= Clos Saint-Jacques =

Clos Saint-Jacques is a Premier Cru vineyard used to produce red wine from Pinot noir grapes in the Côte de Nuits region of Burgundy. It is situated in the Gevrey-Chambertin Appellation d'origine contrôlée.

==History==

The vineyard was named after a statue of Saint James that had been placed in the area, as it was a resting point on the way to Santiago de Compostela, the destination of the Way of St. James pilgrimage.

In the seventeenth century, ownership of the vineyard passed from the Cathedral Chapter of Saint-Mammes to the Morizot family. Throughout the 19th century, the vineyard was a Monopole of the Comte de Moucheron.

It was split up and sold in 1954 by the Comte de Moucheron to four producers. One of these producers was Henri Esmonin, who at the time of the sale was the metayage for the vineyard and bought 1.6 hectares. The other producers were Domaine Armand Rousseau who purchased 2.20 hectares, approximately 1 hectare was purchased by the Fourrier family and 2 hectares were purchased by Domaine Clair-Dau.

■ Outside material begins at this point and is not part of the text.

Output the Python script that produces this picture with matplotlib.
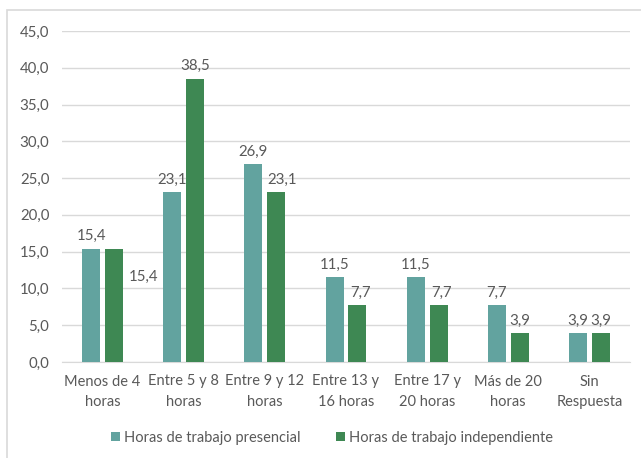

The bottom section of the vineyard was planted with alfalfa instead of grapes up until the sale in 1954. Vines were planted shortly afterward by the new owners.

==Status==

Two authorities on Burgundy prior to the present day Institut National des Appellations d'Origine (INAO) official classification, Dr Jules Lavelle in 1855 and Camille Rodier in 1920, both rated Clos Saint-Jacques as the highest level of "1ère Cuvée".

A decision was made in the 1930s by the newly formed INAO that only vineyards directly touching the borders of the Chambertin and Clos de Beze vineyards would be eligible to be designated as Grand Cru in Gevrey-Chambertin, so Clos Saint-Jacque was given Premier Cru status.

Modern wine writers such as Clive Coates say that Clos Saint-Jacques "is clearly head and shoulders above all the other Gevrey premier crus" and "like Clos-Saint-Jacques in Gevrey Chambertin, is regarded by most - and priced accordingly - as the equal of a grand cru". Jancis Robinson says that Clos Saint Jacques is "always regarded as a Grand Cru in all but name".

==Production==

The vineyard is 6.7 hectares in size and there are five strips, running from the top to the bottom of the vineyard, currently owned by five different producers. The largest holder is Domaine Armand Rousseau with the original 2.20 hectares purchased by the Domaine. Sylvie Esmonin, the granddaughter of Henri Esmonin, holds 1.60 hectares. Bruno Clair and Maison Louis Jadot own 1 hectare each, which was split between them from the land purchased by Domaine Clair-Dau. Domaine Fourrier holds 0.89 of a hectare that was originally purchased by the family.